▶ TASK REQUIREMENTS
Nothing outside the lines from the one containing "Reproduce this chart" through the one containing "Chart.register(...registerables);" should be copied, and no pictures either. Copy those lines exactly.
▽
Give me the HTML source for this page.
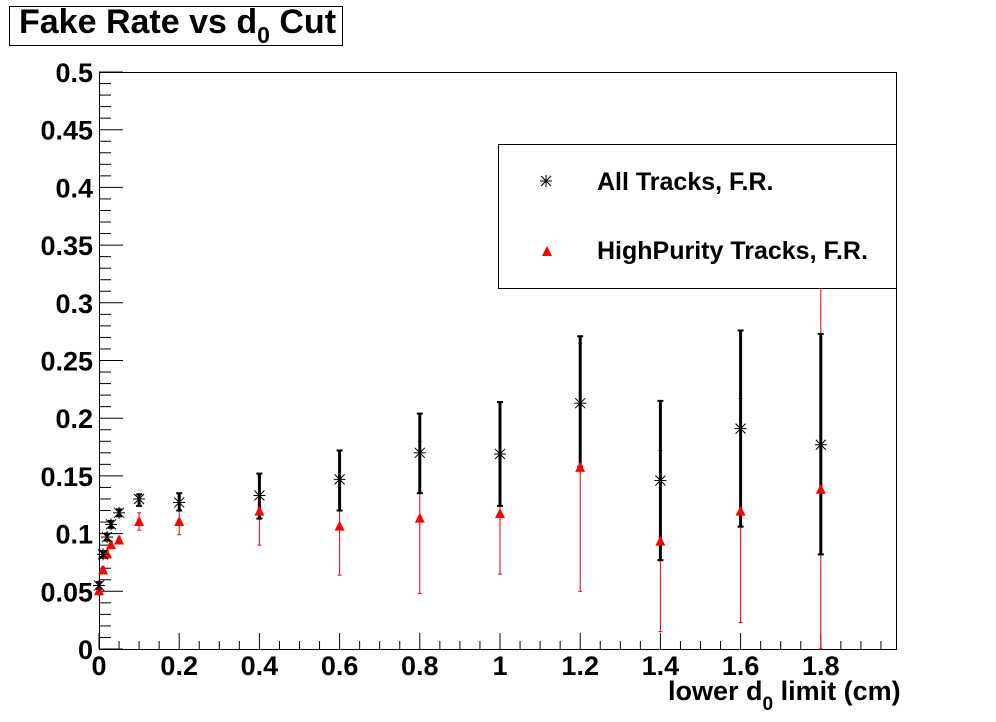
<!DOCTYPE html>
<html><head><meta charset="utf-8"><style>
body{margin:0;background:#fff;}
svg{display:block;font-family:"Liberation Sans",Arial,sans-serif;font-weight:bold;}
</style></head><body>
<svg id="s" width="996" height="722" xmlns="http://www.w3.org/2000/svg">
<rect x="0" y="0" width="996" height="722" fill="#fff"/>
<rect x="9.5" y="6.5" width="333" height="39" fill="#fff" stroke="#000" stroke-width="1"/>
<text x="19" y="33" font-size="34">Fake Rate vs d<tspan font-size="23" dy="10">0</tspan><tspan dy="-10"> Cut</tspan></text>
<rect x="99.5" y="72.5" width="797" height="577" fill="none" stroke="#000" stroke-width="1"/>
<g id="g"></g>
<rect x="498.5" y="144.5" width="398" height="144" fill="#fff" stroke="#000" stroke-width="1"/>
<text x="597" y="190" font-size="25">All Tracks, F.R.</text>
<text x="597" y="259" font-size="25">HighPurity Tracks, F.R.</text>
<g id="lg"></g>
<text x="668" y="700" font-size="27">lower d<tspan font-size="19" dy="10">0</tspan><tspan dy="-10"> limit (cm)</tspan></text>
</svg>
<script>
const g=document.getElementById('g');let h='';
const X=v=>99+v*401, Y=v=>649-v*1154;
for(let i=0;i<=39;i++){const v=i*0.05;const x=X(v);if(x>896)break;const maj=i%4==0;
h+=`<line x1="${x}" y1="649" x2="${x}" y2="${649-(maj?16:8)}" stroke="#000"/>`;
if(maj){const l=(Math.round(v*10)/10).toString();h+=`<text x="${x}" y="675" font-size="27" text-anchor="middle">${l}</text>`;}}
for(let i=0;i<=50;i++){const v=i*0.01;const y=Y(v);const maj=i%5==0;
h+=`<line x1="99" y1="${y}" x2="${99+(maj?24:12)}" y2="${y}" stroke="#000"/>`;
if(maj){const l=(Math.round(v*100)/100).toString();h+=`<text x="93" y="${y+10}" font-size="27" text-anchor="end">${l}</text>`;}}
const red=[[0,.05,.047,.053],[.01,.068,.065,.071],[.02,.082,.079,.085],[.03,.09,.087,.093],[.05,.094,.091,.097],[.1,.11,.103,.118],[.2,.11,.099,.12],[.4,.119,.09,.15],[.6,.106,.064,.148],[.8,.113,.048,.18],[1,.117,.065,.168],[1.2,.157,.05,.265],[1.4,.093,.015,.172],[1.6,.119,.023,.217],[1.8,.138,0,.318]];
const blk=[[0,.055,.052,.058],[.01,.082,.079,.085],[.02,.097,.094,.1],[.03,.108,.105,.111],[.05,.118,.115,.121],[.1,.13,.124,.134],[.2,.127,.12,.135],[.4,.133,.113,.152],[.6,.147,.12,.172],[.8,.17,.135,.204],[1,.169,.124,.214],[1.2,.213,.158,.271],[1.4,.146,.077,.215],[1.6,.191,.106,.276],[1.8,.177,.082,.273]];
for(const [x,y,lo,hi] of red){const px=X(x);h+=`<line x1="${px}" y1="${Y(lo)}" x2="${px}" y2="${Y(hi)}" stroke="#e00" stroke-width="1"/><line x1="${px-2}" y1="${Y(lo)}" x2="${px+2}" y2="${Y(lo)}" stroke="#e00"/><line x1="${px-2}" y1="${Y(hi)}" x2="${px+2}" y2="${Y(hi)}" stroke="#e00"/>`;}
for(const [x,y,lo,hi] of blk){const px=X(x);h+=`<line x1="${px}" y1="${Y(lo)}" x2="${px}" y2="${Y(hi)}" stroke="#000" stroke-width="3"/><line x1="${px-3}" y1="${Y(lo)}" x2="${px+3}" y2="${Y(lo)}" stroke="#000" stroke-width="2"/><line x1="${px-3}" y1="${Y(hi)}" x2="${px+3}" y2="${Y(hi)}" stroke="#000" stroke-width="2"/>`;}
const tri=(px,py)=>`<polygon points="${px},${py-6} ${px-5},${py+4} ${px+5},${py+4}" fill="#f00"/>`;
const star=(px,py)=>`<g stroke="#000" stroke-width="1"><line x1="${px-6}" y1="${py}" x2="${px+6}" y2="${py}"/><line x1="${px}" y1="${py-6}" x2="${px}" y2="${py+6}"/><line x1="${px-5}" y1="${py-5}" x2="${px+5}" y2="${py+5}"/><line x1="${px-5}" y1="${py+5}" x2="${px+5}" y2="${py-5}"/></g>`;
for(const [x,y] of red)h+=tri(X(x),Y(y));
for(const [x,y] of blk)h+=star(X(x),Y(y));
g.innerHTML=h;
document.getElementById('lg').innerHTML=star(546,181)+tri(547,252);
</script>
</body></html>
△
▽
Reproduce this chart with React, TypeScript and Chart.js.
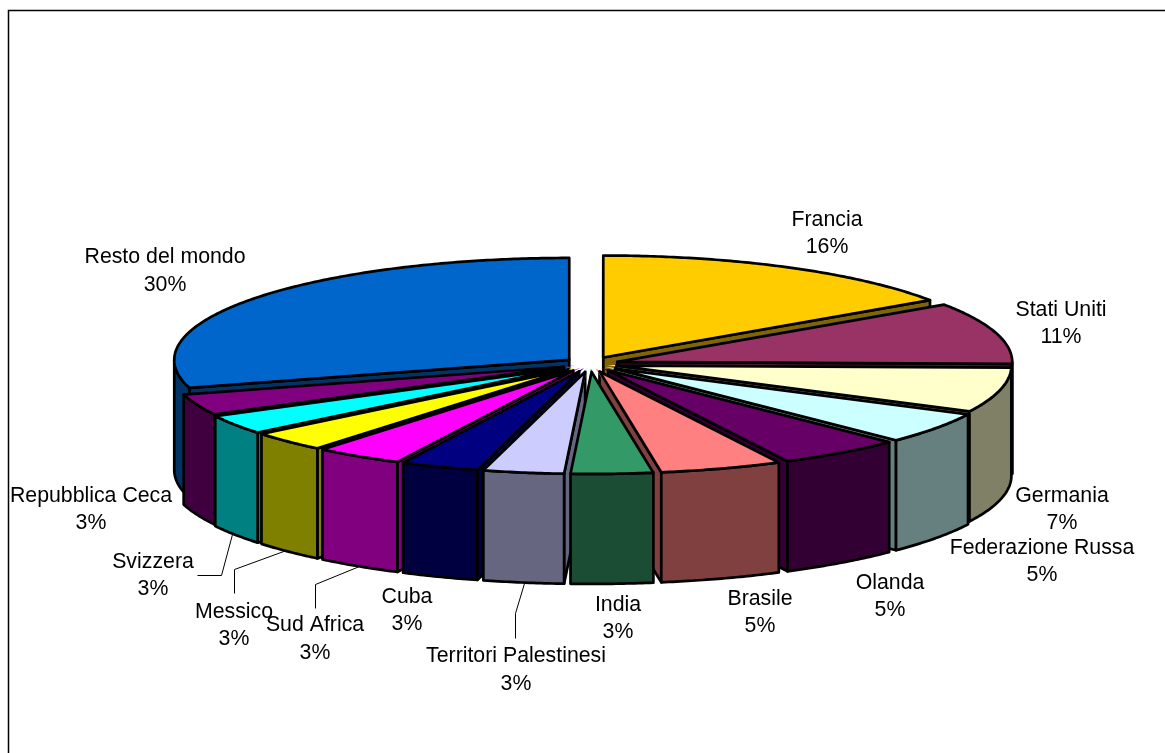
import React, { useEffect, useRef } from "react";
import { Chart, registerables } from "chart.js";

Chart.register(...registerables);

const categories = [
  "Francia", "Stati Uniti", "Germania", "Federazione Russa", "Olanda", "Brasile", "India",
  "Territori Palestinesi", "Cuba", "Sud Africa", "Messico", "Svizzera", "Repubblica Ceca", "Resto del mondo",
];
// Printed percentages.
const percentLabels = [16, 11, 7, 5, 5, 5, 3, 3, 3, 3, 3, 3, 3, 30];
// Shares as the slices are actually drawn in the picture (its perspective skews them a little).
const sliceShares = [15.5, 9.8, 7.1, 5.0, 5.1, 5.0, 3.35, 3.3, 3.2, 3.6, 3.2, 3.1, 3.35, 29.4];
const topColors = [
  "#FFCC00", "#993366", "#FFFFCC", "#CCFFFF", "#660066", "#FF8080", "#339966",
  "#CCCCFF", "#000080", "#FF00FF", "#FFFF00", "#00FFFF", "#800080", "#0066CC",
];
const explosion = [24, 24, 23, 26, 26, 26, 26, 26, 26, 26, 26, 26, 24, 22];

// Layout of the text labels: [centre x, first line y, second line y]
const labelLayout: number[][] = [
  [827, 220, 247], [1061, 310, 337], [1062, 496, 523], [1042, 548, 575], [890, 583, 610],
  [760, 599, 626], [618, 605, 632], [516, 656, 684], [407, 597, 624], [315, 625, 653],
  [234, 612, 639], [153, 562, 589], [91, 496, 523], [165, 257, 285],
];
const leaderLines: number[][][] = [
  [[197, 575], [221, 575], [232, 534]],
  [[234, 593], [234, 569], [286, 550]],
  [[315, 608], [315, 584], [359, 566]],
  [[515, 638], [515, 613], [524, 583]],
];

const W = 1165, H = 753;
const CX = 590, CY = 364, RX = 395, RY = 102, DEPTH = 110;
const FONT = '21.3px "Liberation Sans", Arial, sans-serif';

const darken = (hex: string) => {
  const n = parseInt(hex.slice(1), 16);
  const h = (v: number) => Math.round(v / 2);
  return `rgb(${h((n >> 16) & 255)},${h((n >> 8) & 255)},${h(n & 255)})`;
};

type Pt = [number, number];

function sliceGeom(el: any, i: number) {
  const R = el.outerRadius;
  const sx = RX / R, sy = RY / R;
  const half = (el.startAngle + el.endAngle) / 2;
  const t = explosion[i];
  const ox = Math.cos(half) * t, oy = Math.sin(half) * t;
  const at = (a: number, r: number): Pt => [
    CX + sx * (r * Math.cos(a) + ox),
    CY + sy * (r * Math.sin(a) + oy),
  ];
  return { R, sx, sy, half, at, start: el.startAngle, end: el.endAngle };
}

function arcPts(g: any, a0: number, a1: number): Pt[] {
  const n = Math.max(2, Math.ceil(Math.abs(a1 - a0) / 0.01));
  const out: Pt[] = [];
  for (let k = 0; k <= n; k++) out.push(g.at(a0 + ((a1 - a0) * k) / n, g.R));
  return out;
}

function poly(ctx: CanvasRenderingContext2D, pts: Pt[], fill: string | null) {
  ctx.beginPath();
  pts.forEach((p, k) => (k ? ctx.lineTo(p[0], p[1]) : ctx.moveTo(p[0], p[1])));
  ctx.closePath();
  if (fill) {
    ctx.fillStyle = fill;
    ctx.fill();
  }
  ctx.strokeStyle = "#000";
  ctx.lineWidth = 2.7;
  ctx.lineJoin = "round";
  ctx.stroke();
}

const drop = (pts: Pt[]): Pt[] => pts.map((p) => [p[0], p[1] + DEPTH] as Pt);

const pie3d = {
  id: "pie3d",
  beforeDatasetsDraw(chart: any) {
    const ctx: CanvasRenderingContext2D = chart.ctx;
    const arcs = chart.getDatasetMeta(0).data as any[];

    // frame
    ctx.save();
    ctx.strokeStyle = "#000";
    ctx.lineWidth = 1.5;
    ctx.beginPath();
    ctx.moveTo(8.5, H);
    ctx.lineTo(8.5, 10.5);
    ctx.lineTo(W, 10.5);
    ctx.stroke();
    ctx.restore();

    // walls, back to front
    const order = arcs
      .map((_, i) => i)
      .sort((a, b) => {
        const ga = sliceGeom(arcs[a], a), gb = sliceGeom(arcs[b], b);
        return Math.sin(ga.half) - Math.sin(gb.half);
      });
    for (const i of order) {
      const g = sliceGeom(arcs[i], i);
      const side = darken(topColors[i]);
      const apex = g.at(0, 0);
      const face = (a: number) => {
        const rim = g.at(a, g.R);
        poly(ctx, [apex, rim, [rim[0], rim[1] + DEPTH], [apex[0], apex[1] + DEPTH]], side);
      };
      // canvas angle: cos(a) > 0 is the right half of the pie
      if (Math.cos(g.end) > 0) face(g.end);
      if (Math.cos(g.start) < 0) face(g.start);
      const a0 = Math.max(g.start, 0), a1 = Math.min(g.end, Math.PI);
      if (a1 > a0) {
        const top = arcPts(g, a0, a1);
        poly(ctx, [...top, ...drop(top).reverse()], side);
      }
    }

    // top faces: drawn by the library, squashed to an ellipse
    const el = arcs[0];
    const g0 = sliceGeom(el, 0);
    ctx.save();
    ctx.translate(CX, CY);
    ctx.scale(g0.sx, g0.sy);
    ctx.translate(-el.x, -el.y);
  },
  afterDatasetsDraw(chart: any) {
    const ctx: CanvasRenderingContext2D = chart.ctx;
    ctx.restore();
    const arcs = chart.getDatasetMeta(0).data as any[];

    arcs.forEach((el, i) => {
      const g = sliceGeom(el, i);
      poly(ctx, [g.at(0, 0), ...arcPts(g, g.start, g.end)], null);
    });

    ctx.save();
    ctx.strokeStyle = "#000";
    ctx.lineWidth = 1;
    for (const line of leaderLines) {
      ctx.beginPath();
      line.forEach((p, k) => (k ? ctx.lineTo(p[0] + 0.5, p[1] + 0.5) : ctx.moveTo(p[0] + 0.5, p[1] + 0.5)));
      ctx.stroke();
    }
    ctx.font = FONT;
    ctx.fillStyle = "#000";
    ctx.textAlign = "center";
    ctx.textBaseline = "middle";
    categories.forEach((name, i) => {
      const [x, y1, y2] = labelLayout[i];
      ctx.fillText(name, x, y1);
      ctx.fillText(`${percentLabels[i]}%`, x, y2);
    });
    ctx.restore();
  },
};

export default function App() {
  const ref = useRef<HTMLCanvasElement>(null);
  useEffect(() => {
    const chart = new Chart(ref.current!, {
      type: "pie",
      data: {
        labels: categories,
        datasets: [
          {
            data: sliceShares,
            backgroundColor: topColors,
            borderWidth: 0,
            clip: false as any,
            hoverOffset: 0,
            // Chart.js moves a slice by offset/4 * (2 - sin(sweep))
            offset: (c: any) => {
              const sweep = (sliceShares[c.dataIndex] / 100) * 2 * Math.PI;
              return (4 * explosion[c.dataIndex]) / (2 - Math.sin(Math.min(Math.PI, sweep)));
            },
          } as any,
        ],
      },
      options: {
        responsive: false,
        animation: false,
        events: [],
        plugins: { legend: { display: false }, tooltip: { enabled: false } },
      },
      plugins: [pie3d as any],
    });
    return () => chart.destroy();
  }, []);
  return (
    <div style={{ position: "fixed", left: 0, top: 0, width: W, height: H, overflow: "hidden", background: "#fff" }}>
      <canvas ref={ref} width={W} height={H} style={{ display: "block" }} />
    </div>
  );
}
△
▶ RESPONSE FOR THIS EXERCISE
Reproduce this chart with React, TypeScript and Chart.js.
import React, { useEffect, useRef } from "react";
import { Chart, registerables } from "chart.js";

Chart.register(...registerables);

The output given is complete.